A few months after I’d written that ending, however, I realized that deeper lessons awaited my discovery, hidden beneath the surface, so I dug down and here’s what I added to the original ending:
It’s important to understand that God doesn’t promise to solve all our problems even before we know about them. He says He knows what we need even before we do, and He even says, “Before they call, I will answer,” but His answer might be, “Wait a while for the solution,” because sometimes God needs to work in our hearts, and maybe other people’s hearts, before we are ready for His answer. God might not have nudged the Bests to send their $400 when they did. Or perhaps He could have nudged them, but they’d put it off for a couple of months. Or maybe God had altogether different ways of meeting our need, but here’s the point I learned: He hears our prayers and when His time is right, He provides.
That was my second ending, but a few months later, after writing other vignettes, I spent time pondering and reflecting—necessary ingredients in memoir—and to my surprise I recognized a pattern in my stories and therefore a pattern in my life. In doing so, I had discovered additional significant lessons, so I added to my vignette’s ending (which I’m still tweaking):
So why had my stomach knotted over our medical bills? Because I doubted God’s desire to help. Looking back over my life, I now see a pattern: Too many times I doubted God’s willingness to help me. I had been viewing God as a fair-weather friend—fickle, unpredictable—someone I could not always count on through thick and thin. Now I’m ashamed of that attitude. It must hurt God so much for me to doubt Him. And come to think of it, my attitude must deeply offend Him.
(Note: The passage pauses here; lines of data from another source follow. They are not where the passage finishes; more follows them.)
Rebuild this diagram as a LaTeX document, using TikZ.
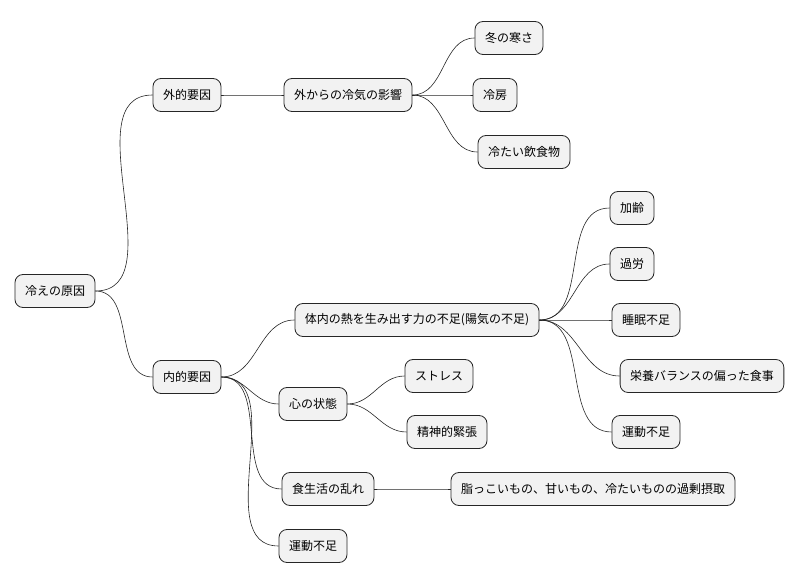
\documentclass[tikz,border=0pt]{standalone}
\usepackage{fontspec}
\setmainfont{Noto Sans CJK JP}
\begin{document}
\begin{tikzpicture}[x=1pt,y=-1pt,
  box/.style={draw=black!85,fill=black!5,rounded corners=8pt,line width=0.8pt,minimum height=33pt,inner xsep=10pt,font=\fontsize{12}{14}\selectfont},
  e/.style={draw=black!85,line width=0.6pt}]
\useasboundingbox (0,0) rectangle (807,583);
\node[box] (r) at (55,291) {冷えの原因};
\node[box] (g) at (187,95) {外的要因};
\node[box] (n) at (187,377) {内的要因};
\node[box] (g1) at (348,95) {外からの冷気の影響};
\node[box] (g11) at (509,38) {冬の寒さ};
\node[box] (g12) at (495,95) {冷房};
\node[box] (g13) at (524,152) {冷たい飲食物};
\node[box] (n1) at (417,320) {体内の熱を生み出す力の不足(陽気の不足)};
\node[box] (n11) at (632,208) {加齢};
\node[box] (n12) at (632,264) {過労};
\node[box] (n13) at (646,320) {睡眠不足};
\node[box] (n14) at (702,376) {栄養バランスの偏った食事};
\node[box] (n15) at (646,432) {運動不足};
\node[box] (n2) at (313,404) {心の状態};
\node[box] (n21) at (439,376) {ストレス};
\node[box] (n22) at (447,432) {精神的緊張};
\node[box] (n3) at (328,489) {食生活の乱れ};
\node[box] (n31) at (593,489) {脂っこいもの、甘いもの、冷たいものの過剰摂取};
\node[box] (n4) at (313,546) {運動不足};
\foreach \a/\b in {r/g,r/n,g/g1,g1/g11,g1/g12,g1/g13,n/n1,n/n2,n/n3,n/n4,n1/n11,n1/n12,n1/n13,n1/n14,n1/n15,n2/n21,n2/n22,n3/n31}
  \draw[e] (\a.east) to[out=0,in=180] (\b.west);
\end{tikzpicture}
\end{document}
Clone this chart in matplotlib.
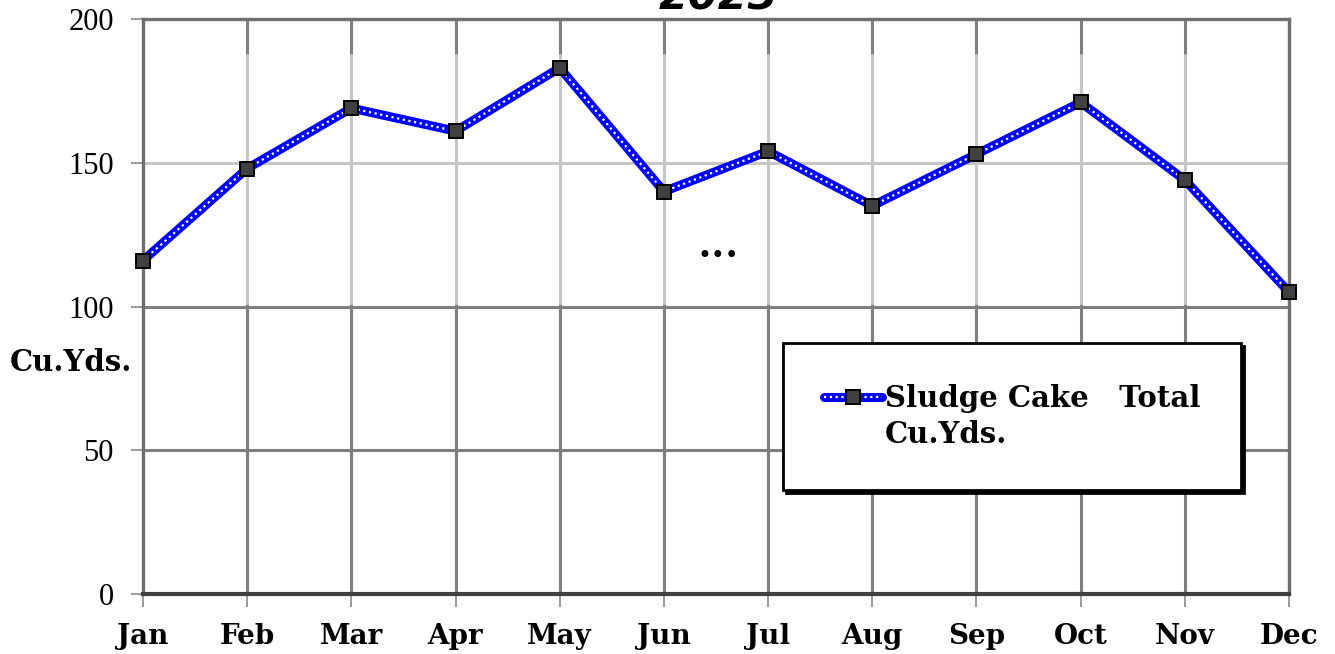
import matplotlib
matplotlib.use("Agg")
import matplotlib.pyplot as plt
from matplotlib.lines import Line2D
from matplotlib.legend_handler import HandlerTuple

months = ["Jan", "Feb", "Mar", "Apr", "May", "Jun", "Jul", "Aug", "Sep", "Oct", "Nov", "Dec"]
cake_cu_yds = [116, 148, 169, 161, 183, 140, 154, 135, 153, 171, 144, 105]
y_ticks = [0, 50, 100, 150, 200]
series_label_lines = ["Sludge Cake   Total", "Cu.Yds."]
title_text = "2023"

fig = plt.figure(figsize=(13.35, 6.54), dpi=100)
ax = fig.add_axes([143/1335, 1-594/654, (1289-143)/1335, (594-19)/654])

x = list(range(len(months)))
dark_c = "#7f7f7f"
light_c = "#c6c6c6"
ax.vlines(x[1:-1], 0, 101, color=dark_c, lw=2.2, zorder=1)
ax.vlines(x[1:-1], 101, 188, color=light_c, lw=2.2, zorder=1)
ax.vlines(x[1:-1], 188, 200, color=dark_c, lw=2.2, zorder=1)
ax.axhline(50, color=dark_c, lw=2.2, zorder=1)
ax.axhline(100, color=dark_c, lw=2.2, zorder=1)
ax.axhline(150, color=light_c, lw=2.2, zorder=1)

line_kw = dict(color="#0000ff", lw=6.5)
dots_kw = dict(color="white", lw=1.6, ls=(0, (1, 1.6)))
mark_kw = dict(ls="none", marker="s", ms=10.5, mfc="#404040", mec="black", mew=1.4)
ax.plot(x, cake_cu_yds, solid_capstyle="round", zorder=3, **line_kw)
ax.plot(x, cake_cu_yds, zorder=4, **dots_kw)
ax.plot(x, cake_cu_yds, zorder=5, clip_on=False, **mark_kw)

ax.set_xlim(0, len(months) - 1)
ax.set_ylim(0, 200)
ax.set_yticks(y_ticks)
ax.set_xticks(x)
ax.set_xticklabels(months, fontfamily="DejaVu Serif", fontweight="bold", fontsize=20)
ax.set_yticklabels([str(v) for v in y_ticks], fontfamily="Liberation Serif", fontsize=22)
ax.tick_params(axis="both", length=9, width=1.2, color="#8a8a8a")
ax.tick_params(axis="x", pad=12)
ax.tick_params(axis="y", pad=12)
for name, s in ax.spines.items():
    s.set_color("#6f6f6f")
    s.set_linewidth(2.4)
ax.spines["bottom"].set_color("#404040")
ax.spines["bottom"].set_linewidth(3)

fig.text(10/1335, 1-362/654, "Cu.Yds.", fontfamily="DejaVu Serif", fontweight="bold",
         fontsize=21, ha="left", va="center")

fig.text(718/1335, 1-10/654, title_text, fontfamily="DejaVu Sans", fontweight="bold",
         fontstyle="italic", fontsize=31, ha="center", va="baseline")

ax.text(5.52, 117.5, "\u2022\u2022\u2022", fontsize=17, ha="center", va="center",
        fontfamily="DejaVu Sans", color="black")

h1 = Line2D([], [], solid_capstyle="round", **line_kw)
h2 = Line2D([], [], **dots_kw)
h3 = Line2D([], [], **mark_kw)
h_blank = Line2D([], [], color="none", lw=0)
leg = ax.legend([(h1, h2, h3), h_blank], series_label_lines,
                handler_map={tuple: HandlerTuple(ndivide=1, pad=0)},
                loc="upper left", bbox_to_anchor=((783-143)/1146, (594-343)/575),
                frameon=True, fancybox=False, shadow={"color": "black", "alpha": 1},
                prop={"family": "DejaVu Serif", "weight": "bold", "size": 21},
                handlelength=2.0, handletextpad=0.1, borderpad=1.4, borderaxespad=0,
                labelspacing=0.25)
leg.get_frame().set_edgecolor("black")
leg.get_frame().set_linewidth(2)
leg.set_zorder(10)

fig.savefig("out.png", dpi=100)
Imagine! Suspecting God of being untrustworthy! Yet He patiently keeps showing me that He is trustworthy. I am a slow learner, but a major turning point occurred once I recognized my pattern of doubting God. Since that day in 1978, my faith has been more settled than before: I am more relaxed in God’s love, and with His help I am trusting Him more and more.
That’s what I meant at the beginning of today’s post: The beauty of memoir shines brightest when the author reflects on the meaning and relevance of his or her experiences.
Recognizing God’s involvement in your life transforms you and deepens your faith for the future. But God also uses your stories to bless, heal, and encourage your readers.
Here’s the key: You must take time to reflect, to dig deeper:
What patterns did you discover—patterns you hadn’t noticed before?
What did you learn about God? Do you now have a better understanding of His involvement in your life? His purpose for your life? How did your experience strengthen your faith for future challenges?
As a result, what new person did you become?
Dig deeply to discover what God has done for you,
in you, through you—
every day, every step of the way,
through the best of times and the worst of times.